Cornwallis n’osant mettre ses menaces à exécution, fait mine de leur donner la liberté de partir. Il exige seulement qu’ils sèment leurs terres avant de quitter… nouvelle hypocrisie en en attendant une autre. Le calme se rétablit temporairement. En 1750, il écrit en Angleterre qu’il espère voir arriver des colons, et qu’alors il exigera péremptoirement le serment, ce qui veut dire que si les Acadiens refusent de se rendre à ses ordres, ils seront chassés du pays. — Pourquoi donc ne les laisse-t-il pas s’en aller ? On n’est pas encore prêt à leur voler leurs biens. Un dernier article sera qu’il n’est pas permis de quitter sans un passe-port du gouverneur…

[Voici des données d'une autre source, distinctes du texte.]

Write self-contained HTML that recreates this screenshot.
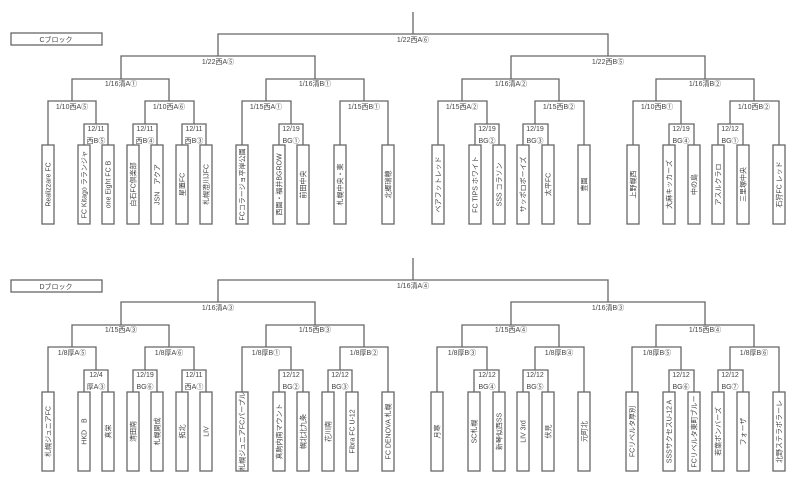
<!DOCTYPE html>
<html><head><meta charset="utf-8"><style>
html,body{margin:0;padding:0;background:#fff;}
svg{display:block;}
text{font-family:"Liberation Sans","Noto Sans CJK JP",sans-serif;font-size:7px;fill:#444;}
.l{fill:none;stroke:#666;stroke-width:1.3;}
.b{fill:#fff;stroke:#666;stroke-width:1.3;}
</style></head><body>
<svg width="800" height="494" viewBox="0 0 800 494" xmlns="http://www.w3.org/2000/svg">
<!-- C block -->
<g>
<rect class="b" x="11" y="33" width="91" height="12"/>
<text x="56" y="42" text-anchor="middle">Cブロック</text>
<path class="l" d="M413 12V34 M218 56V34H608V56 M121 79V56H315V79 M511 79V56H705V79
M72 101V79H169V101 M266 101V79H364V101 M462 101V79H559V101 M656 101V79H754V101
M48 145V101H96V124 M145 124V101H194V124 M242 145V101H291V124 M340 145V101H388V145
M438 145V101H487V124 M535 124V101H584V145 M633 145V101H681V124 M730 124V101H779V145
M84 145V124H108V145 M133 145V124H157V145 M182 145V124H206V145 M279 145V124H303V145
M475 145V124H499V145 M523 145V124H548V145 M669 145V124H694V145 M718 145V124H743V145"/>
<g text-anchor="middle">
<text x="413" y="42">1/22西A⑥</text>
<text x="218" y="64">1/22西A⑤</text><text x="608" y="64">1/22西B⑤</text>
<text x="121" y="86">1/16清A①</text><text x="315" y="86">1/16清B①</text><text x="511" y="86">1/16清A②</text><text x="705" y="86">1/16清B②</text>
<text x="72" y="109">1/10西A⑤</text><text x="169" y="109">1/10西A⑥</text><text x="266" y="109">1/15西A①</text><text x="364" y="109">1/15西B①</text>
<text x="462" y="109">1/15西A②</text><text x="559" y="109">1/15西B②</text><text x="657" y="109">1/10西B①</text><text x="754" y="109">1/10西B②</text>
<text x="96" y="131">12/11</text><text x="96" y="143">西B⑤</text>
<text x="145" y="131">12/11</text><text x="145" y="143">西B④</text>
<text x="194" y="131">12/11</text><text x="194" y="143">西B③</text>
<text x="291" y="131">12/19</text><text x="291" y="143">BG①</text>
<text x="487" y="131">12/19</text><text x="487" y="143">BG②</text>
<text x="535" y="131">12/19</text><text x="535" y="143">BG③</text>
<text x="681" y="131">12/19</text><text x="681" y="143">BG④</text>
<text x="730" y="131">12/12</text><text x="730" y="143">BG①</text>
</g>
<g>
<rect class="b" x="42" y="145" width="12" height="79"/><rect class="b" x="78" y="145" width="12" height="79"/><rect class="b" x="102" y="145" width="12" height="79"/>
<rect class="b" x="127" y="145" width="12" height="79"/><rect class="b" x="151" y="145" width="12" height="79"/><rect class="b" x="176" y="145" width="12" height="79"/>
<rect class="b" x="200" y="145" width="12" height="79"/><rect class="b" x="236" y="145" width="12" height="79"/><rect class="b" x="273" y="145" width="12" height="79"/>
<rect class="b" x="297" y="145" width="12" height="79"/><rect class="b" x="334" y="145" width="12" height="79"/><rect class="b" x="382" y="145" width="12" height="79"/>
<rect class="b" x="432" y="145" width="12" height="79"/><rect class="b" x="469" y="145" width="12" height="79"/><rect class="b" x="493" y="145" width="12" height="79"/>
<rect class="b" x="517" y="145" width="12" height="79"/><rect class="b" x="542" y="145" width="12" height="79"/><rect class="b" x="578" y="145" width="12" height="79"/>
<rect class="b" x="627" y="145" width="12" height="79"/><rect class="b" x="663" y="145" width="12" height="79"/><rect class="b" x="688" y="145" width="12" height="79"/>
<rect class="b" x="712" y="145" width="12" height="79"/><rect class="b" x="737" y="145" width="12" height="79"/><rect class="b" x="773" y="145" width="12" height="79"/>
</g>
<g text-anchor="middle">
<text transform="translate(50.5,184.5) rotate(-90)">Realizzare FC</text>
<text transform="translate(86.5,184.5) rotate(-90)">FC Kitago ラランジャ</text>
<text transform="translate(110.5,184.5) rotate(-90)">one Eight FC B</text>
<text transform="translate(135.5,184.5) rotate(-90)">白石FC倶楽部</text>
<text transform="translate(159.5,184.5) rotate(-90)">JSN　アクア</text>
<text transform="translate(184.5,184.5) rotate(-90)">星置FC</text>
<text transform="translate(208.5,184.5) rotate(-90)">札幌澄川JFC</text>
<text transform="translate(244.5,184.5) rotate(-90)">FCコラージョ平岸公園</text>
<text transform="translate(281.5,184.5) rotate(-90)">西園・福井BGROW</text>
<text transform="translate(305.5,184.5) rotate(-90)">前田中央</text>
<text transform="translate(342.5,184.5) rotate(-90)">札幌中央・東</text>
<text transform="translate(390.5,184.5) rotate(-90)">北郷瑞穂</text>
<text transform="translate(440.5,184.5) rotate(-90)">ベアフットレッド</text>
<text transform="translate(477.5,184.5) rotate(-90)">FC TIPS ホワイト</text>
<text transform="translate(501.5,184.5) rotate(-90)">SSS コラソン</text>
<text transform="translate(525.5,184.5) rotate(-90)">サッポロボーイズ</text>
<text transform="translate(550.5,184.5) rotate(-90)">太平FC</text>
<text transform="translate(586.5,184.5) rotate(-90)">豊園</text>
<text transform="translate(635.5,184.5) rotate(-90)">上野幌西</text>
<text transform="translate(671.5,184.5) rotate(-90)">大麻キッカーズ</text>
<text transform="translate(696.5,184.5) rotate(-90)">中の島</text>
<text transform="translate(720.5,184.5) rotate(-90)">アスルクラロ</text>
<text transform="translate(745.5,184.5) rotate(-90)">三里塚中央</text>
<text transform="translate(781.5,184.5) rotate(-90)">石狩FC レッド</text>
</g>
</g>
<!-- D block -->
<g transform="translate(0,246)">
<rect class="b" x="11" y="34" width="91" height="12"/>
<text x="56" y="43" text-anchor="middle">Dブロック</text>
<path class="l" d="M413 12V34 M218 56V34H608V56 M121 79V56H315V79 M511 79V56H705V79
M72 101V79H169V101 M266 101V79H364V101 M462 101V79H559V101 M656 101V79H754V101
M48 146V101H96V124 M145 124V101H194V124 M242 146V101H291V124 M340 124V101H388V146
M437 146V101H487V124 M535 124V101H584V146 M632 146V101H681V124 M730 124V101H779V146
M84 146V124H108V146 M133 146V124H157V146 M182 146V124H206V146 M279 146V124H303V146 M328 146V124H352V146
M474 146V124H499V146 M523 146V124H548V146 M669 146V124H694V146 M718 146V124H743V146"/>
<g text-anchor="middle">
<text x="413" y="42">1/16清A④</text>
<text x="218" y="64">1/16清A③</text><text x="608" y="64">1/16清B③</text>
<text x="121" y="86">1/15西A③</text><text x="315" y="86">1/15西B③</text><text x="511" y="86">1/15西A④</text><text x="705" y="86">1/15西B④</text>
<text x="72" y="109">1/8厚A⑤</text><text x="169" y="109">1/8厚A⑥</text><text x="266" y="109">1/8厚B①</text><text x="364" y="109">1/8厚B②</text>
<text x="462" y="109">1/8厚B③</text><text x="559" y="109">1/8厚B④</text><text x="657" y="109">1/8厚B⑤</text><text x="754" y="109">1/8厚B⑥</text>
<text x="96" y="131">12/4</text><text x="96" y="143">厚A③</text>
<text x="145" y="131">12/19</text><text x="145" y="143">BG⑥</text>
<text x="194" y="131">12/11</text><text x="194" y="143">西A①</text>
<text x="291" y="131">12/12</text><text x="291" y="143">BG②</text>
<text x="340" y="131">12/12</text><text x="340" y="143">BG③</text>
<text x="487" y="131">12/12</text><text x="487" y="143">BG④</text>
<text x="535" y="131">12/12</text><text x="535" y="143">BG⑤</text>
<text x="681" y="131">12/12</text><text x="681" y="143">BG⑥</text>
<text x="730" y="131">12/12</text><text x="730" y="143">BG⑦</text>
</g>
<g>
<rect class="b" x="42" y="146" width="12" height="79"/><rect class="b" x="78" y="146" width="12" height="79"/><rect class="b" x="102" y="146" width="12" height="79"/>
<rect class="b" x="127" y="146" width="12" height="79"/><rect class="b" x="151" y="146" width="12" height="79"/><rect class="b" x="176" y="146" width="12" height="79"/>
<rect class="b" x="200" y="146" width="12" height="79"/><rect class="b" x="236" y="146" width="12" height="79"/><rect class="b" x="273" y="146" width="12" height="79"/>
<rect class="b" x="297" y="146" width="12" height="79"/><rect class="b" x="322" y="146" width="12" height="79"/><rect class="b" x="346" y="146" width="12" height="79"/>
<rect class="b" x="382" y="146" width="12" height="79"/>
<rect class="b" x="431" y="146" width="12" height="79"/><rect class="b" x="468" y="146" width="12" height="79"/><rect class="b" x="493" y="146" width="12" height="79"/>
<rect class="b" x="517" y="146" width="12" height="79"/><rect class="b" x="542" y="146" width="12" height="79"/><rect class="b" x="578" y="146" width="12" height="79"/>
<rect class="b" x="626" y="146" width="12" height="79"/><rect class="b" x="663" y="146" width="12" height="79"/><rect class="b" x="688" y="146" width="12" height="79"/>
<rect class="b" x="712" y="146" width="12" height="79"/><rect class="b" x="737" y="146" width="12" height="79"/><rect class="b" x="773" y="146" width="12" height="79"/>
</g>
<g text-anchor="middle">
<text transform="translate(50.5,185.5) rotate(-90)">札幌ジュニアFC</text>
<text transform="translate(86.5,185.5) rotate(-90)">HKD　B</text>
<text transform="translate(110.5,185.5) rotate(-90)">真栄</text>
<text transform="translate(135.5,185.5) rotate(-90)">清田南</text>
<text transform="translate(159.5,185.5) rotate(-90)">札幌開成</text>
<text transform="translate(184.5,185.5) rotate(-90)">拓北</text>
<text transform="translate(208.5,185.5) rotate(-90)">LIV</text>
<text transform="translate(244.5,185.5) rotate(-90)">札幌ジュニアFCパープル</text>
<text transform="translate(281.5,185.5) rotate(-90)">真駒内南マウント</text>
<text transform="translate(305.5,185.5) rotate(-90)">幌北北九条</text>
<text transform="translate(330.5,185.5) rotate(-90)">花川南</text>
<text transform="translate(354.5,185.5) rotate(-90)">Fibra FC U-12</text>
<text transform="translate(390.5,185.5) rotate(-90)">FC DENOVA 札幌</text>
<text transform="translate(439.5,185.5) rotate(-90)">月寒</text>
<text transform="translate(476.5,185.5) rotate(-90)">SC札幌</text>
<text transform="translate(501.5,185.5) rotate(-90)">新琴似西SS</text>
<text transform="translate(525.5,185.5) rotate(-90)">LIV 3rd</text>
<text transform="translate(550.5,185.5) rotate(-90)">伏見</text>
<text transform="translate(586.5,185.5) rotate(-90)">元町北</text>
<text transform="translate(634.5,185.5) rotate(-90)">FCリベルタ厚別</text>
<text transform="translate(671.5,185.5) rotate(-90)">SSSサクセスU-12 A</text>
<text transform="translate(696.5,185.5) rotate(-90)">FCリベルタ東町ブルー</text>
<text transform="translate(720.5,185.5) rotate(-90)">若葉ボンバーズ</text>
<text transform="translate(745.5,185.5) rotate(-90)">フォーザ</text>
<text transform="translate(781.5,185.5) rotate(-90)">北野ステラボラーレ</text>
</g>
</g>
</svg>
</body></html>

Quand on examine froidement tous ces faits, l’on est pris de pitié pour les publicistes qui cherchent encore aujourd’hui à pallier la faute des persécuteurs. L’un d’eux, le Dr Ganong, M. A., Ph. D., a publié dans les annales de la Société Royale du Canada de 1905, une étude sur l’histoire du Nouveau-Brunswick, où il explique à sa façon les causes qui ont amené la dispersion. D’autres avant lui avaient argué de « la raison d’État ». C’était une nécessité politique. Le nouveau docteur dit que la question n’est pas de savoir si cette mesure était nécessaire, mais si les auteurs l’avaient crue nécessaire. Ce dernier refuge ne vaut pas mieux que le premier. Quand on connaît les dispositions pacifiques de ce petit peuple, son respect aveugle du pouvoir, sa soumission si entière, sa patience sans bornes, les obstacles sans nombre que, pendant plus de 40 ans, l’on dresse sur sa route pour l’empêcher de partir, l’on se demande sur quoi le Dr Ganong s’appuie pour prouver sa « nécessité militaire ». C’est un véritable comble que de prêter le sentiment de la peur à des maîtres du calibre de Lawrence, ou à ses acolytes roués. Non, les Anglais n’avaient à craindre la révolte de personne en la Nouvelle-Écosse, lors des conflits même qui devaient aboutir à la Cession du Canada, ni celle des Acadiens dont on connaissait d’expérience le caractère inoffensif et qu’on avait d’ailleurs pris la peine de désarmer, ni celle des Indiens, leurs alliés ordinaires. Quant à ces derniers, c’était les Micmacs qui eussent pu être à redouter ; mais le gouverneur avait eu l’habileté de conclure un traité de paix avec le chef de la tribu habitant la côte orientale de la Nouvelle-Écosse, en 1753, deux ans avant de chasser les Acadiens de la Péninsule. (Arch. Can. de 1905, vol. I, p. 4). Les Anglais gouvernaient le pays depuis plus de 40 ans, ils s’étaient accrus en nombre, ils avaient eu le temps de se fortifier, les Français étaient occupés au Canada : que pouvaient, que devaient raisonnablement craindre les Anglais ? Le thème du Dr Ganong ne tient pas debout. C’est ce qui ressort, du reste, abondamment de l’ouvrage de Richard, que le nouveau philosophe anglais affecte d’ignorer, besogne plus commode infiniment que celle de lui répondre.